Krapfen: Austrian treat

Enjoying a krapfen, or doughnut, is mandatory during Carnival. But do you really want to wait until February to eat one?

Legend says that krapfen originated in Graz, Austria, where they were traditionally prepared and sold in the streets during Carnival since the 1600s. They arrived in Italy centuries ago, mainly in Trentino Alto Adige, but are now found throughout the country.

They have different names depending on the region, but when we talk about “bomboloni” in Italian (literally translation – bombs), ready to explode in your mouth, we all know that the only thing left will be crumbs.


for about 15 krapfen

250 g 00 flour
250 g Manitoba flour
70 g caster sugar
2 eggs
250 ml whole milk
4 g dry yeast (or 15 g fresh yeast)
70 g butter (soft)
10 g sale
grated lemon zest


Prepare the yeast; put 100 g of flour, the dry yeast, and a spoonful of caster sugar in a bowl. Mix and add 90 ml of milk at room temperature, and combine until uniform. Cover the bowl with cling film and allow to rise for about 30 minutes in a dry location.
Then, to this mixture, add the beaten eggs, sugar, remaining flour, milk, and lemon zest and begin kneading with the wire whip, for about 5 minutes.
Remove the wire whip and insert the dough hook, continuing to knead. Add the soft butter a little at a time. Do not add more until the previous amount added has been completely absorbed.
Knead until the gluten has been developed and the dough is smooth and pulls away completely from the bowl.
Now take the dough, which will be very soft, and make a smooth ball. Allow it to rise for about an hour and a half, preferably two.
Take the ball and roll it out on a lightly floured surface until it is about 1.5 cm thick. Cut out rounds with a mould. Cut squares out of baking paper and put each round on a piece of baking paper. This will make frying easier!
Allow the krapfen to rise for about 40 minutes in the oven, which is turned off.
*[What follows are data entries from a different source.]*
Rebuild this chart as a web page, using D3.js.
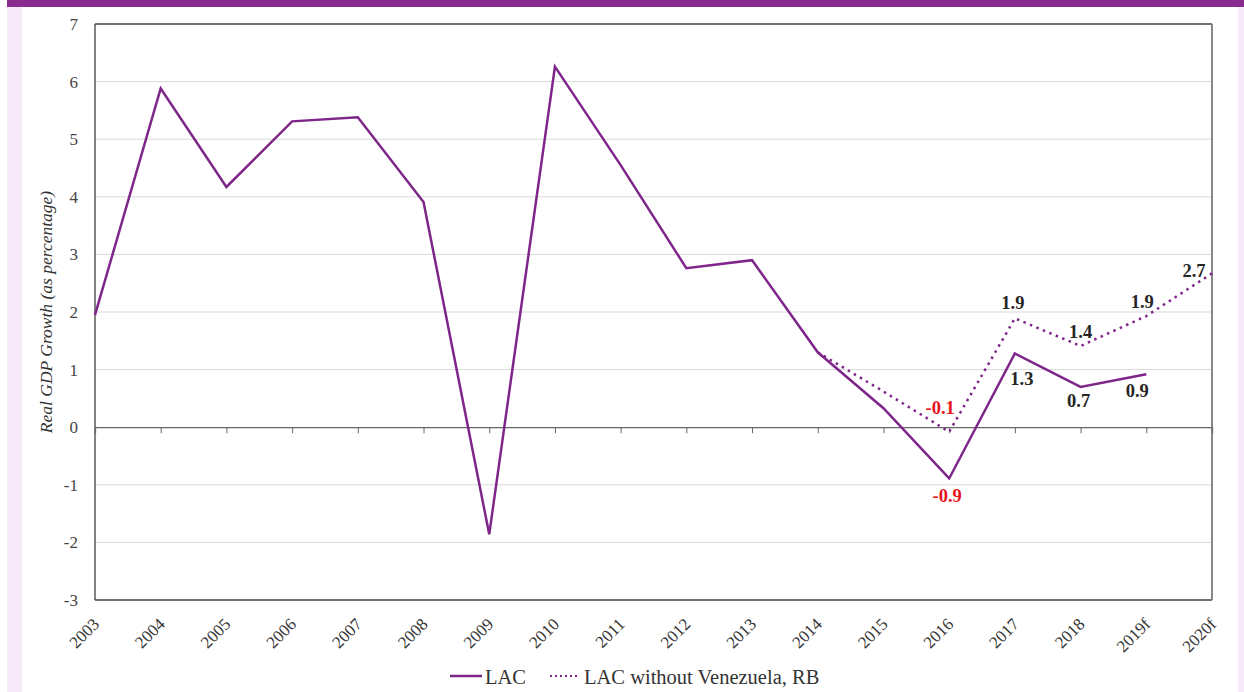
<!DOCTYPE html>
<html><head><meta charset="utf-8">
<script src="https://cdn.jsdelivr.net/npm/d3@7"></script>
<style>html,body{margin:0;padding:0;background:#fff;}svg{display:block;}</style>
</head><body>
<svg id="c" width="1244" height="692"></svg>
<script>
const categories = ["2003","2004","2005","2006","2007","2008","2009","2010","2011","2012","2013","2014","2015","2016","2017","2018","2019f","2020f"];
const lac = [1.95,5.88,4.17,5.31,5.38,3.91,-1.86,6.26,4.55,2.76,2.9,1.3,0.33,-0.89,1.28,0.7,0.92,null];
const lacExVen = [null,null,null,null,null,null,null,null,null,null,null,1.3,0.62,-0.08,1.89,1.41,1.93,2.67];
const yTicks = [-3,-2,-1,0,1,2,3,4,5,6,7];
const labelsLac = [{i:13,t:"-0.9",red:true},{i:14,t:"1.3"},{i:15,t:"0.7"},{i:16,t:"0.9"}];
const labelsEx = [{i:13,t:"-0.1",red:true},{i:14,t:"1.9"},{i:15,t:"1.4"},{i:16,t:"1.9"},{i:17,t:"2.7"}];

const svg = d3.select("#c");
const purple = "#7e2689";
const serif = "'Liberation Serif', 'Times New Roman', serif";

// frame
svg.append("rect").attr("x",7).attr("y",0).attr("width",1237).attr("height",692).attr("fill","#f6eaf8");
svg.append("rect").attr("x",22).attr("y",7).attr("width",1216).attr("height",685).attr("fill","#fff");
svg.append("rect").attr("x",7).attr("y",0).attr("width",1237).attr("height",7).attr("fill","#8a2b8f");

const L=95, R=1212, T=24, B=600;
const x = d3.scalePoint().domain(categories).range([L,R]);
const y = d3.scaleLinear().domain([-3,7]).range([B,T]);

// gridlines
svg.append("g").selectAll("line").data(yTicks.filter(d=>d!==0&&d!==-3&&d!==7)).join("line")
  .attr("x1",L).attr("x2",R).attr("y1",d=>y(d)).attr("y2",d=>y(d))
  .attr("stroke","#d9d9d9").attr("stroke-width",1);

// plot border
svg.append("line").attr("x1",L).attr("x2",R).attr("y1",T).attr("y2",T).attr("stroke","#404040").attr("stroke-width",1.3);
svg.append("line").attr("x1",L).attr("x2",R).attr("y1",B).attr("y2",B).attr("stroke","#404040").attr("stroke-width",1.3);
svg.append("line").attr("x1",L).attr("x2",L).attr("y1",T).attr("y2",B).attr("stroke","#404040").attr("stroke-width",1.3);
svg.append("line").attr("x1",R).attr("x2",R).attr("y1",T).attr("y2",B).attr("stroke","#888").attr("stroke-width",2);

// zero axis with ticks
const xAxis = d3.axisBottom(x).tickSize(6).tickFormat("");
const gx = svg.append("g").attr("transform",`translate(0,${y(0)})`).call(xAxis);
gx.select(".domain").attr("stroke","#666").attr("stroke-width",1.3);
gx.selectAll(".tick line").attr("stroke","#666");

// y axis labels
const yAxis = d3.axisLeft(y).tickValues(yTicks).tickSize(0).tickPadding(17).tickFormat(d=>String(d));
const gy = svg.append("g").attr("transform",`translate(${L},0)`).call(yAxis);
gy.select(".domain").remove();
gy.selectAll("text").attr("font-family",serif).attr("font-size",17).attr("fill","#444");

// x labels rotated
svg.append("g").selectAll("text").data(categories).join("text")
  .attr("transform",d=>`translate(${x(d)+1},${B+21}) rotate(-45)`)
  .attr("text-anchor","end").attr("dy","0.35em")
  .attr("font-family",serif).attr("font-size",17).attr("fill","#333")
  .text(d=>d);

// y title
svg.append("text").attr("transform",`translate(52,${(T+B)/2}) rotate(-90)`)
  .attr("text-anchor","middle").attr("font-family",serif).attr("font-style","italic")
  .attr("font-size",17.5).attr("fill","#333").text("Real GDP Growth (as percentage)");

// lines
const line = d3.line().defined(d=>d.v!==null).x(d=>x(d.c)).y(d=>y(d.v));
const d1 = categories.map((c,i)=>({c,v:lac[i]}));
const d2 = categories.map((c,i)=>({c,v:lacExVen[i]}));
svg.append("path").datum(d2).attr("d",line).attr("fill","none").attr("stroke",purple).attr("stroke-width",2.5).attr("stroke-dasharray","2.5,4.5");
svg.append("path").datum(d1).attr("d",line).attr("fill","none").attr("stroke",purple).attr("stroke-width",2.5).attr("stroke-linejoin","miter");

// data labels
function lbl(arr, vals, pos){
  svg.append("g").selectAll("text").data(arr).join("text")
    .attr("x",d=>x(categories[d.i]) + pos(d).dx)
    .attr("y",d=>y(vals[d.i]) + pos(d).dy)
    .attr("text-anchor","middle")
    .attr("font-family",serif).attr("font-weight","bold").attr("font-size",18.5)
    .attr("fill",d=>d.red?"#e8141c":"#262626").text(d=>d.t);
}
const offLac = {13:[-2,24],14:[7,32],15:[-2,20],16:[-9,23]};
const offEx = {13:[-9,-18],14:[-2,-9],15:[0,-8],16:[-4,-8],17:[-18,4]};
lbl(labelsLac, lac, d=>({dx:offLac[d.i][0], dy:offLac[d.i][1]}));
lbl(labelsEx, lacExVen, d=>({dx:offEx[d.i][0], dy:offEx[d.i][1]}));

// legend
const lg = svg.append("g");
lg.append("line").attr("x1",450).attr("x2",482).attr("y1",676).attr("y2",676).attr("stroke",purple).attr("stroke-width",2.5);
lg.append("text").attr("x",485).attr("y",684).attr("font-family",serif).attr("font-size",20.5).attr("fill","#333").text("LAC");
lg.append("line").attr("x1",550).attr("x2",579).attr("y1",676).attr("y2",676).attr("stroke",purple).attr("stroke-width",2).attr("stroke-dasharray","2,3");
lg.append("text").attr("x",584).attr("y",684).attr("font-family",serif).attr("font-size",20.5).attr("fill","#333").text("LAC without Venezuela, RB");
</script>
</body></html>
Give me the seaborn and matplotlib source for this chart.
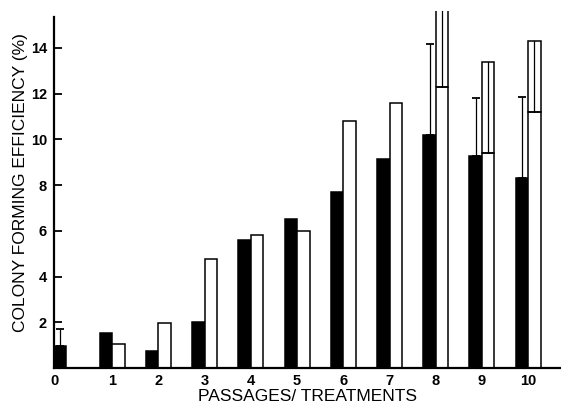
import matplotlib
matplotlib.use("Agg")
import matplotlib.pyplot as plt
from matplotlib.patches import Rectangle
import numpy as np
import pandas as pd
import seaborn as sns

# Colony forming efficiency (%) per passage / treatment
passages = ["0", "1", "2", "3", "4", "5", "6", "7", "8", "9", "10"]
solid_vals = [0.95, 1.55, 0.75, 2.0, 5.6, 6.5, 7.7, 9.15, 10.2, 9.25, 8.3]
open_vals = [np.nan, 1.05, 1.95, 4.75, 5.8, 6.0, 10.8, 11.6, 12.3, 9.4, 11.2]
solid_err = [0.75, 0, 0, 0, 0, 0, 0, 0, 3.95, 2.55, 3.55]
open_err = [0, 0, 0, 0, 0, 0, 0, 0, 4.5, 4.0, 3.1]
y_ticks = [2, 4, 6, 8, 10, 12, 14]

df = pd.DataFrame({
    "passage": passages * 2,
    "group": ["solid"] * len(passages) + ["open"] * len(passages),
    "value": solid_vals + open_vals,
})

sns.set_style("white")
plt.rcParams["font.family"] = ["Liberation Sans", "DejaVu Sans"]
plt.rcParams["text.color"] = "black"
plt.rcParams["axes.labelcolor"] = "black"

fig = plt.figure(figsize=(5.61, 4.08), dpi=100)
ax = fig.add_axes([0.0963, 0.0978, 0.9037, 0.8748])

lw = 1.1
sns.barplot(data=df, x="passage", y="value", hue="group",
            order=passages, hue_order=["solid", "open"],
            palette={"solid": "black", "open": "white"},
            edgecolor="black", linewidth=lw, width=0.54,
            errorbar=None, legend=False, ax=ax)


def category_of(center):
    return min(range(len(passages)), key=lambda k: abs(k - center))


# error bars on the solid bars
for bar in ax.containers[0]:
    h = bar.get_height()
    if not np.isfinite(h):
        continue
    cx = bar.get_x() + bar.get_width() / 2
    e = solid_err[category_of(cx + bar.get_width() / 2)]
    if e > 0:
        ax.errorbar(cx, h, yerr=[[0], [e]], fmt="none", ecolor="black",
                    elinewidth=0.9, capsize=3.2, capthick=1.3, zorder=3)

# open error "boxes" stacked on the open bars
for bar in ax.containers[1]:
    h = bar.get_height()
    if not np.isfinite(h):
        continue
    x0, w = bar.get_x(), bar.get_width()
    cx = x0 + w / 2
    e = open_err[category_of(x0)]
    if e > 0:
        ax.add_patch(Rectangle((x0, h), w, e, fill=False,
                               edgecolor="black", linewidth=lw, zorder=3))
        ax.plot([cx, cx], [h, h + e], color="black", lw=0.9, zorder=3)

ax.set_xlim(-0.26, 10.71)
ax.set_ylim(0, 15.6)

for s in ["top", "right"]:
    ax.spines[s].set_visible(False)
ax.spines["left"].set_bounds(0, 15.35)
for s in ["left", "bottom"]:
    ax.spines[s].set_linewidth(1.6)
    ax.spines[s].set_color("black")

ax.set_yticks(y_ticks)
ax.set_yticklabels([str(t) for t in y_ticks], fontsize=10.5, fontweight="bold")
ax.tick_params(axis="y", direction="in", length=5.5, width=1.3,
               pad=5, colors="black", left=True)

ax.set_xticks([-0.26] + list(range(1, len(passages))))
ax.set_xticklabels(passages, fontsize=10.5, fontweight="bold")
ax.tick_params(axis="x", length=0, pad=4, colors="black")

ax.set_xlabel("PASSAGES/ TREATMENTS", fontsize=12.5, labelpad=1)
ax.set_ylabel("COLONY FORMING EFFICIENCY (%)", fontsize=12.5)
ax.yaxis.set_label_coords(-0.052, 0.52)

fig.savefig("out.png", dpi=100)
Use a thick-bottomed pot and fry them in an abundant amount of peanut oil. The temperature of the oil must not be too low; otherwise, the doughnuts will absorb the oil, nor should it be too high, or they will be too brown on the outside and raw inside.
Cook only a few krapfen at a time and turn them until they are golden.
Leave each krapfen on kitchen paper and fill then with a pastry bag or kitchen syringe.